Artichokes are remarkably available to buy in Italy, in markets and supermarkets, which must mean that people do buy them and prepare them at home. Often stallholders at the market will spend the morning trimming them down, leaving a pile of leaves around their feet and making it all look much easier than I’ve just described.

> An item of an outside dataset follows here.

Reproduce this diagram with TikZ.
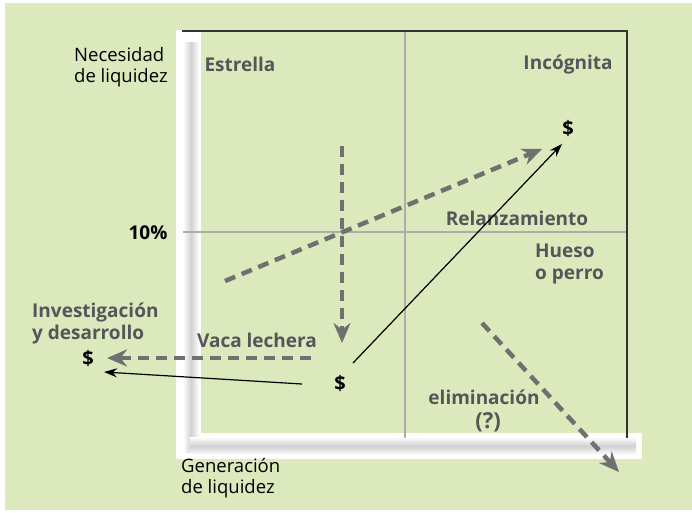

So these two perfectly prepared artichokes arrived with my negroni and I was happy. I thought about how clean my hands looked, how my wrists were free from repetitive strain etc. There was no cutlery, and instead of standing up and getting some, I thought about how artichokes, if these ones weren’t so very oil slicken, are the perfect handheld food. There are the leaves to pick off one by one, and then the centre left on the stalk becomes a sort of lollipop shape. The only problem was Nora Ephron. I’d been engrossed since yesterday, the book was in one hand and I was not ready to put it down; someone called Betty had just unknowingly tried to invite Nora to lunch with Thelma, the tall woman who is having the affair with her husband.
So I used my other hand to alternate between sips of negroni and plucking off a few artichoke leaves. My negroni was now a bit slippy, but I continued undeterred. It took some dexterity but I manage to pick off all the briny herby leaves, doing little dances of satisfaction after each bit. Eventually, book still in hand (Nora is trying to crawl out of this dinner, but somehow it has expanded into a dance event) and negroni not on the floor, I got to the heart on its perfect stalk and I triumphantly ate it like a Cornetto.